Our spirits are immeasurably lifted, therefore, by the news that the crew of the Pagou Manpagu are refusing to take their boat any higher up the river, and if we want to get to Timbuktu we shall have to make alternative plans. With a huge sigh of relief we transfer to a local pirogue. It’s 25 feet long, with a curved rattan canopy offering protection from the sun, and an upright rattan screen marked ‘WC’ offering privacy an
d a hole in the stern. The boat is lighter and much more agile than the pinasse and its shallow draught should see us safely over the sandbanks. And it has that rare and almost unimaginable luxury, seats.
The surface of the river is a mill pond this morning. A stand of tamarind trees is reflected serenely in the water.
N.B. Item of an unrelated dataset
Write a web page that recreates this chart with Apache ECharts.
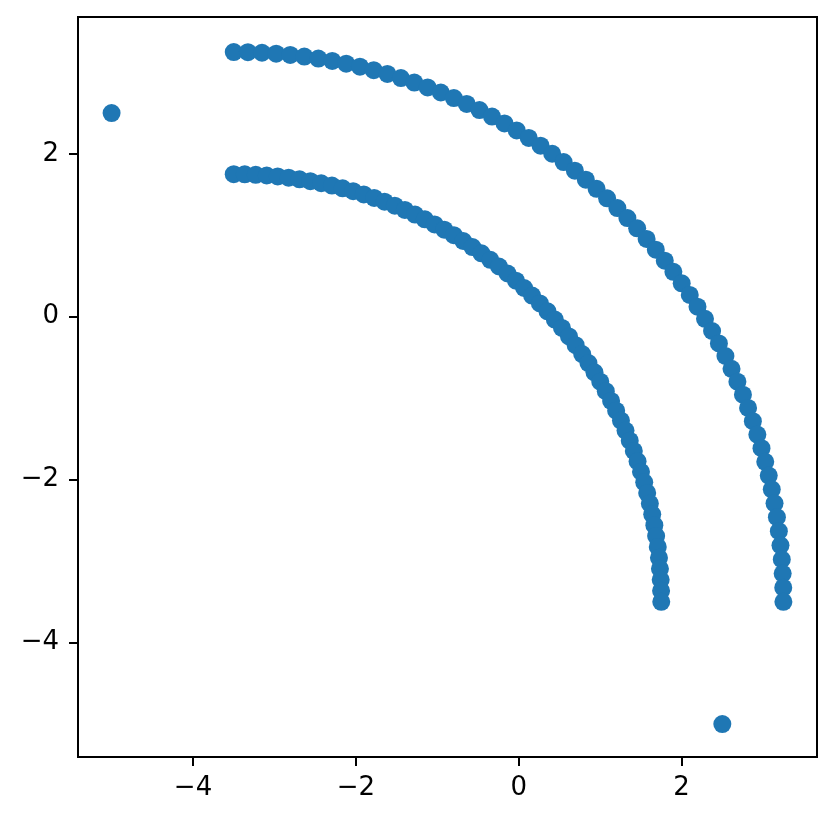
<!DOCTYPE html>
<html>
<head>
<meta charset="utf-8">
<script src="https://cdn.jsdelivr.net/npm/echarts@6/dist/echarts.min.js"></script>
<style>
html,body{margin:0;padding:0;background:#fff;}
#chart{width:836px;height:822px;}
</style>
</head>
<body>
<div id="chart"></div>
<script>
const outerX = [-3.5,-3.326,-3.153,-2.979,-2.806,-2.633,-2.461,-2.29,-2.119,-1.95,-1.781,-1.613,-1.447,-1.282,-1.119,-0.957,-0.797,-0.639,-0.482,-0.328,-0.175,-0.025,0.123,0.268,0.411,0.551,0.689,0.824,0.956,1.085,1.211,1.334,1.454,1.57,1.683,1.793,1.899,2.001,2.1,2.195,2.287,2.374,2.458,2.538,2.613,2.685,2.753,2.816,2.875,2.93,2.981,3.027,3.07,3.107,3.141,3.17,3.194,3.214,3.23,3.241,3.248,3.25];
const outerY = [3.25,3.248,3.241,3.23,3.214,3.194,3.17,3.141,3.107,3.07,3.027,2.981,2.93,2.875,2.816,2.753,2.685,2.613,2.538,2.458,2.374,2.287,2.195,2.1,2.001,1.899,1.793,1.683,1.57,1.454,1.334,1.211,1.085,0.956,0.824,0.689,0.551,0.411,0.268,0.123,-0.025,-0.175,-0.328,-0.482,-0.639,-0.797,-0.957,-1.119,-1.282,-1.447,-1.613,-1.781,-1.95,-2.119,-2.29,-2.461,-2.633,-2.806,-2.979,-3.153,-3.326,-3.5];
const innerX = [-3.5,-3.365,-3.23,-3.095,-2.96,-2.826,-2.692,-2.559,-2.426,-2.294,-2.163,-2.033,-1.903,-1.775,-1.648,-1.522,-1.398,-1.274,-1.153,-1.033,-0.914,-0.797,-0.682,-0.569,-0.458,-0.349,-0.242,-0.137,-0.034,0.066,0.164,0.26,0.353,0.443,0.531,0.617,0.699,0.779,0.856,0.93,1.001,1.069,1.134,1.196,1.255,1.311,1.363,1.413,1.459,1.501,1.541,1.577,1.61,1.639,1.665,1.687,1.707,1.722,1.734,1.743,1.748,1.75];
const innerY = [1.75,1.748,1.743,1.734,1.722,1.707,1.687,1.665,1.639,1.61,1.577,1.541,1.501,1.459,1.413,1.363,1.311,1.255,1.196,1.134,1.069,1.001,0.93,0.856,0.779,0.699,0.617,0.531,0.443,0.353,0.26,0.164,0.066,-0.034,-0.137,-0.242,-0.349,-0.458,-0.569,-0.682,-0.797,-0.914,-1.033,-1.153,-1.274,-1.398,-1.522,-1.648,-1.775,-1.903,-2.033,-2.163,-2.294,-2.426,-2.559,-2.692,-2.826,-2.96,-3.095,-3.23,-3.365,-3.5];
const extraX = [-5, 2.5];
const extraY = [2.5, -5];
const xTicks = [-4, -2, 0, 2];
const yTicks = [-4, -2, 0, 2];
const xRange = [-5.4125, 3.6625];
const yRange = [-5.405, 3.68];

function pairs(xs, ys) { return xs.map((x, i) => [x, ys[i]]); }
const allPoints = pairs(extraX, extraY).concat(pairs(outerX, outerY), pairs(innerX, innerY));

const fmt = v => String(v).replace('-', '\u2212');
const font = 'DejaVu Sans';

const chart = echarts.init(document.getElementById('chart'), null, {renderer: 'canvas'});
chart.setOption({
  animation: false,
  backgroundColor: '#ffffff',
  grid: {left: 78, top: 17, width: 739, height: 740, show: true, borderColor: '#000', borderWidth: 2, backgroundColor: 'transparent'},
  xAxis: {
    type: 'value', min: xRange[0], max: xRange[1],
    axisLine: {show: true, onZero: false, lineStyle: {color: '#000', width: 2}},
    splitLine: {show: false},
    axisTick: {show: true, customValues: xTicks, length: 9, lineStyle: {color: '#000', width: 2}},
    axisLabel: {show: true, customValues: xTicks, formatter: fmt, margin: 18, fontSize: 26, fontFamily: font, color: '#000'}
  },
  yAxis: {
    type: 'value', min: yRange[0], max: yRange[1],
    axisLine: {show: true, onZero: false, lineStyle: {color: '#000', width: 2}},
    splitLine: {show: false},
    axisTick: {show: true, customValues: yTicks, length: 9, lineStyle: {color: '#000', width: 2}},
    axisLabel: {show: true, customValues: yTicks, formatter: fmt, margin: 19, fontSize: 26, fontFamily: font, color: '#000'}
  },
  series: [{
    type: 'scatter',
    data: allPoints,
    symbol: 'circle',
    symbolSize: 18,
    itemStyle: {color: '#1f77b4', opacity: 1},
    emphasis: {disabled: true}
  }]
});
</script>
</body>
</html>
A line of cows, silhouetted against the eastern horizon, and the occasional sight of low, wood-hulled barges under sail add to the cosy impression that this corner of the Niger could be a seventeenth-century Dutch landscape.
As the day wears on, the alternation of trees, pasture and small fishing villages on one side of the river and exposed and featureless stretches of sand on the other becomes relentlessly monotonous. Occasionally, there will be something to divert the attention; the plunge of a kingfisher or a shiny orange-eyed hippo head breaking the surface, spluttering indignantly. ‘Dear Sir, I wish to complain in the strongest possible terms …’
We put ashore every now and then at sad, impoverished little villages, where flies gather round the running noses of little children and their mothers’ eyes look blankly back at us.
Then the river course widens out into a series of small lakes and there is nothing to see but water and sky. To keep moving is essential, not just to get us there, but also because it is the only way to alleviate the great heat of the day in this vast and shelterless landscape.
Day Fify-One
TIMBUKTU
In 1806, Mungo Park, ten years after becoming the first white man to see the River Niger, was within a whisker of adding to his reputation by reaching the legendary, remote and fabulous city of Timbuktu.
Unfortunately, the tranquil approach we’re making tonight is markedly different from the conditions in which he came here. Everything had gone wrong for Park on his second visit to Africa, and Sanche de Gramont, in The Strong Brown God, sums up his problem succinctly: ‘He was taking a makeshift boat pieced together from two rotten Bambara canoes down an uncharted river whose banks were occupied by Christian-hating Tuaregs and rapacious blacks.’